Reaction in the overnight European markets would have you believe that the European Central Bank (ECB) did not act on policy. Equity markets ended in red, bond yields inched up and the euro was back above 1.08/dollar after the ECB decision, from near 1.05 before. It was more a case of over-promise and under-delivery. After weeks of build-up, the actual decision fell short of expectations. The ECB cut the deposit rate by -0.10bp to -0.30%. Existing QE program was extended by six months to Mar17 and regional/local governments bonds were included in the shopping list. Upon maturity, principal payments of securities under the asset purchase program will be re-invested back into the pool. Officials assured that more action will be taken if conditions warrant the need.
The biggest disappointments were over a less aggressive cut in the deposit facility rate and no increase in the size of QE purchases. This measured action was likely a step to accommodate cautious members in the Governing council and factor in broadly stabilising growth indicators, even as inflation remains subdued. ECB's staff projections expect inflation to remain low and below-target at least over the next two/three years. Beyond this year's 0.1%, the forecast for 2016 was cut to 1.0% from 1.1% and 2017 down to 1.6% from 1.7% previously. On growth, the outlook was more positive, with this year's growth seen at 1.5% from 1.4% previously.

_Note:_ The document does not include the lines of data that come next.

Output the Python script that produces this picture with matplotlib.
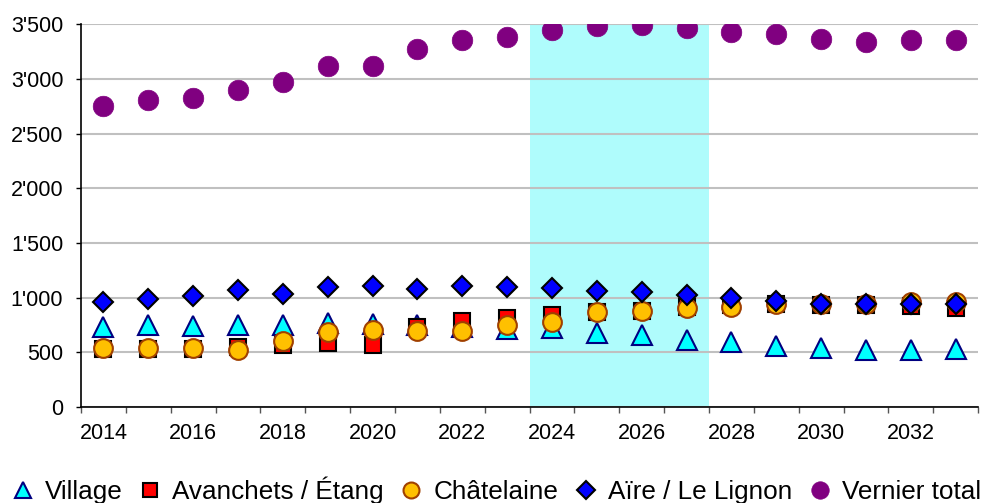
import numpy as np
import matplotlib.pyplot as plt
from matplotlib.ticker import FuncFormatter, FixedLocator

plt.rcParams['font.family'] = ['Liberation Sans', 'DejaVu Sans']

years = list(range(2014, 2034))

# population par quartier
village = [730, 750, 740, 750, 745, 765, 755, 745, 735, 715,
           720, 680, 660, 615, 590, 560, 535, 520, 520, 530]
avanchets = [530, 530, 530, 550, 570, 580, 565, 735, 785, 810,
             845, 870, 880, 915, 930, 940, 935, 935, 920, 900]
chatelaine = [535, 540, 535, 520, 605, 685, 700, 695, 695, 750,
              780, 865, 880, 900, 910, 945, 945, 945, 955, 960]
aire = [955, 985, 1015, 1065, 1035, 1095, 1110, 1080, 1105, 1095,
        1085, 1060, 1055, 1020, 995, 970, 945, 940, 940, 940]
vernier = [2750, 2810, 2825, 2900, 2970, 3120, 3120, 3270, 3355, 3380,
           3450, 3480, 3490, 3465, 3425, 3410, 3365, 3340, 3355, 3355]

# période mise en évidence
highlight = (2024, 2027)

x = np.arange(len(years))

fig = plt.figure(figsize=(9.82, 5.03), dpi=100)
ax = fig.add_axes([0.0825, 0.191, 0.9135, 0.761])

i0 = years.index(highlight[0])
i1 = years.index(highlight[1])
ax.axvspan(i0 - 0.5, i1 + 0.5, color='#AFFCFC', lw=0, zorder=0)

ax.plot(x, village, ls='none', marker='^', ms=14, mfc='#00FFFF',
        mec='#000080', mew=1.5, label='Village', zorder=3)
ax.plot(x, avanchets, ls='none', marker='s', ms=11.5, mfc='#FF0000',
        mec='black', mew=1.5, label='Avanchets / Étang', zorder=4)
ax.plot(x, chatelaine, ls='none', marker='o', ms=13.5, mfc='#FFC000',
        mec='#A04000', mew=1.5, label='Châtelaine', zorder=5)
ax.plot(x, aire, ls='none', marker='D', ms=10.5, mfc='#0000FF',
        mec='black', mew=1.5, label='Aïre / Le Lignon', zorder=6)
ax.plot(x, vernier, ls='none', marker='o', ms=14.8, mfc='#800080',
        mec='#800080', mew=0.5, label='Vernier total', zorder=7)

ax.set_xlim(-0.5, len(years) - 0.5)
ax.set_ylim(0, 3500)
ax.set_yticks(np.arange(0, 3501, 500))
ax.yaxis.set_major_formatter(FuncFormatter(lambda v, p: f"{int(v):,}".replace(',', "'")))
ax.grid(axis='y', color='#C0C0C0', lw=1.5, zorder=1)
ax.set_axisbelow(True)

# ticks between categories, labels on every second year
ax.xaxis.set_major_locator(FixedLocator(np.arange(-0.5, len(years), 1.0)))
ax.xaxis.set_major_formatter(FuncFormatter(lambda v, p: ''))
ax.xaxis.set_minor_locator(FixedLocator(x[::2]))
ax.set_xticklabels([str(y) for y in years[::2]], minor=True)
ax.tick_params(axis='x', which='major', length=4.5, width=1, color='#555555')
ax.tick_params(axis='x', which='minor', length=0, pad=11.5, labelsize=15.5)
ax.tick_params(axis='y', length=3.8, width=1, pad=9, labelsize=15.5)

for s in ['top', 'right']:
    ax.spines[s].set_visible(False)
for s in ['left', 'bottom']:
    ax.spines[s].set_linewidth(1.2)

fig.legend(loc='lower center', bbox_to_anchor=(0.505, -0.034), ncol=5,
           frameon=False, fontsize=18.8, handlelength=0.9, handletextpad=0.4,
           columnspacing=0.6, markerscale=0.85, borderaxespad=0.2)

fig.savefig('out.png', dpi=100)
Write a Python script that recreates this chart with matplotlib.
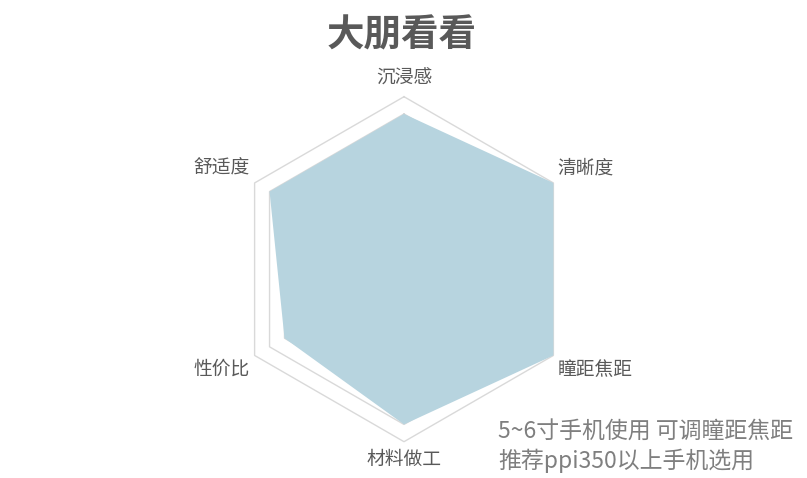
import numpy as np
import matplotlib
matplotlib.use("Agg")
import matplotlib.pyplot as plt

plt.rcParams['font.family'] = ['Noto Sans CJK SC', 'DejaVu Sans']

title = "大朋看看"
categories = ["沉浸感", "清晰度", "瞳距焦距", "材料做工", "性价比", "舒适度"]
values = [9, 10, 10, 9, 8, 9]
r_max = 10
grid_levels = list(range(1, 11))
note_lines = ["5~6寸手机使用 可调瞳距焦距", "推荐ppi350以上手机选用"]

fill_color = "#b7d4df"
grid_color = "#d9d9d9"
text_color = "#595959"

W, H = 807, 478
fig = plt.figure(figsize=(W / 100, H / 100), dpi=100)
fig.patch.set_facecolor("white")

cx, cy, R = 404, 269.2, 172.5
ax = fig.add_axes([(cx - R) / W, (H - cy - R) / H, 2 * R / W, 2 * R / H], projection="polar")
ax.set_theta_zero_location("N")
ax.set_theta_direction(-1)
ax.set_ylim(0, r_max)
ax.grid(False)
ax.spines["polar"].set_visible(False)
ax.set_xticks([])
ax.set_yticks([])
ax.patch.set_alpha(0)

n = len(categories)
theta = np.linspace(0, 2 * np.pi, n, endpoint=False)
theta_c = np.append(theta, theta[0])

for lvl in grid_levels:
    ax.plot(theta_c, [lvl] * (n + 1), color=grid_color, lw=1.0, zorder=1, clip_on=False)

vals_c = np.append(values, values[0])
ax.fill(theta_c, vals_c, color=fill_color, zorder=2, lw=0)

offsets = [(0, 19, "center"), (4, 15, "left"), (4, -14, "left"),
           (0, -18, "center"), (-5, -14, "right"), (-5, 15, "right")]
for t, lab, (dx, dy, ha) in zip(theta, categories, offsets):
    ax.annotate(lab, xy=(t, r_max), xytext=(dx, dy), textcoords="offset pixels",
                ha=ha, va="center", fontsize=13.5, color=text_color,
                annotation_clip=False)

fig.text(402 / W, 1 - 35 / H, title, ha="center", va="center", fontsize=27,
         fontweight="bold", color=text_color)

fig.text(498 / W, 1 - 432 / H, note_lines[0], ha="left", va="center", fontsize=16.5, color="#7f7f7f")
fig.text(498 / W, 1 - 461 / H, note_lines[1], ha="left", va="center", fontsize=16.5, color="#7f7f7f")

fig.savefig("out.png", dpi=100, facecolor="white")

Next year's stands at 1.7%, while 2017 was revised up to 1.9% from 1.8% previously. Beyond policy action, focus will be on whether yesterday's policy steps will be sufficient to spur growth and price pressures. Weak energy prices, a negative output gap and economic slack have kept inflation readings way below the ECB's target of 2%. In addition, the limited impact of QE in the US and Japan does not set an encouraging precedent. Since QQE2 was rolled out late last year, the Bank of Japan's balance sheet has ballooned to 70% of GDP. Three phases of asset purchases took the US Fed's balance sheet to 25% of GDP, before the program ceased last year.
The ECB's balance sheet will expand to 33% of GDP by Mar17, after yesterday's changes. A combination of supply and demand factors has kept inflation targets out of reach in Japan and the US, while a strong recovery proves elusive. It is unlikely to prove any differently in the case of the Eurozone. However policymakers can ill-afford to not act. With Jan-Nov inflation at zero and growth yet to find a firm footing, authorities will remain vigilant about deflation risks. A deflationary environment will raise real interest rates, exacerbating some member countries' sizeable debt levels. Keeping the euro weak will also help to ease monetary conditions and provide a much needed boost to exports and manufacturing activity. In all, the ECB is likely to consider further action and stay dovish despite the risk of a temporary and shallower impact on economic conditions.